Shelagh Grasso directs this year’s production, which features Nick Roetzel as King Duncan. Nick lives in Cambridge and has been acting since high school. He played Romeo in college and claims he was admired in his tights. Now many years later, he’s back in purple tights as King Duncan, wears black tights in the parade of Macbeth’s victim-ghosts, and a third pair, gold tights, when he plays an extra lord.

Tights can be a challenge to get in and out of, but there’s no challenge for Nick to deliver short-lived King Duncan’s eloquent lines. You almost forget that this outdoor production is an amateur troupe, because the leads are excellent performers. There are small glitches, but with all that murdering going on, you hardly notice. What you do notice is that this production multiplies Shakespeare’s three witches by three, so that many witches are introduced into many scenes, to follow and watch Macbeth. They even skulk around during the poignant soliloquies. It’s the director’s imaginative interpretation, but like wishes, I prefer my witches in threes.

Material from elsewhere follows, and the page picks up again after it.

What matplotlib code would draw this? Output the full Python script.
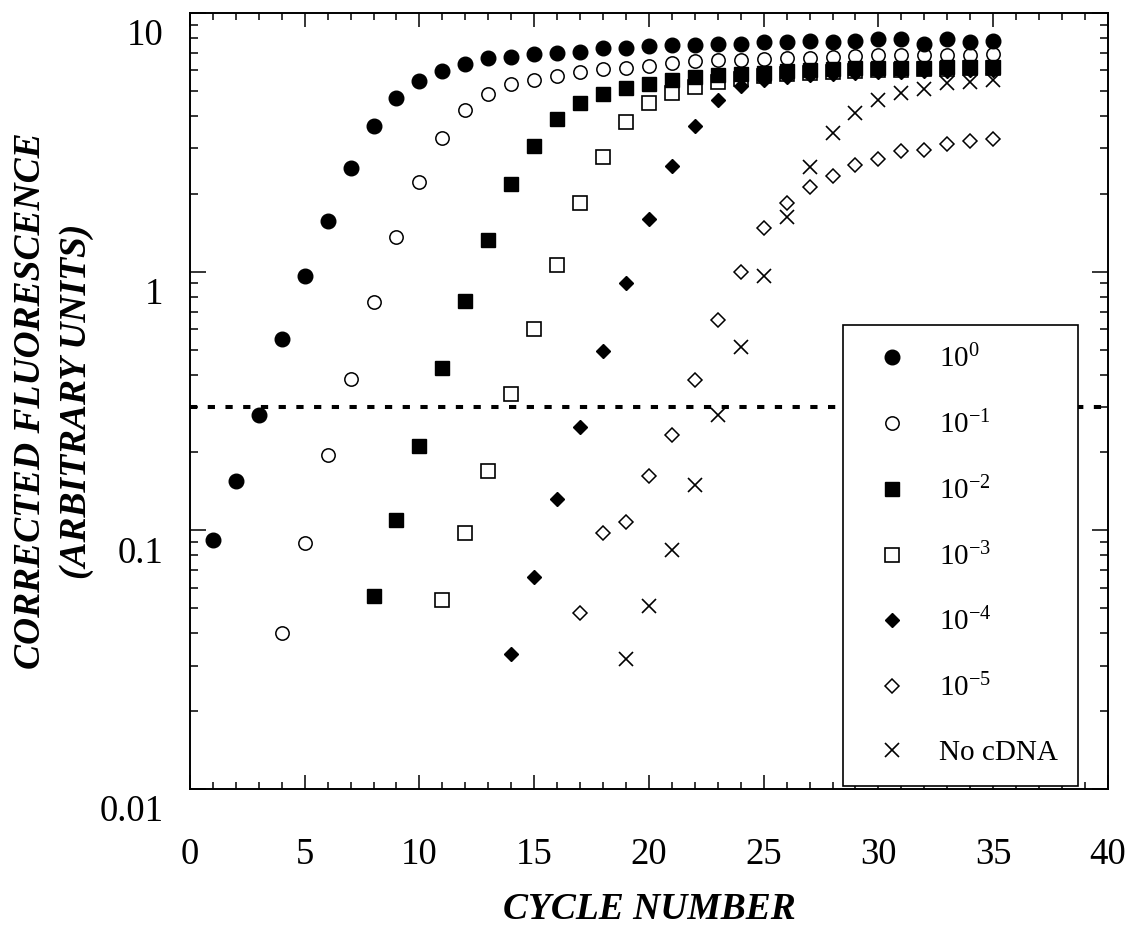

I saw my first Macbeth when I was 15 years old. Orson Welles played the movie role on television, and I was transfixed. I learned early that Shakespeare on the page was beautiful language and a little hard to follow at first, but Shakespare on the stage or screen meant very real characters who lived and died teaching you about the good and evil in the human heart. So Cambridge welcomes Shore Shakespeare on this return appearance … tonight at seven, or tomorrow (Saturday) if it does not rain. Bring a chair or blanket and enjoy the show at Long Wharf.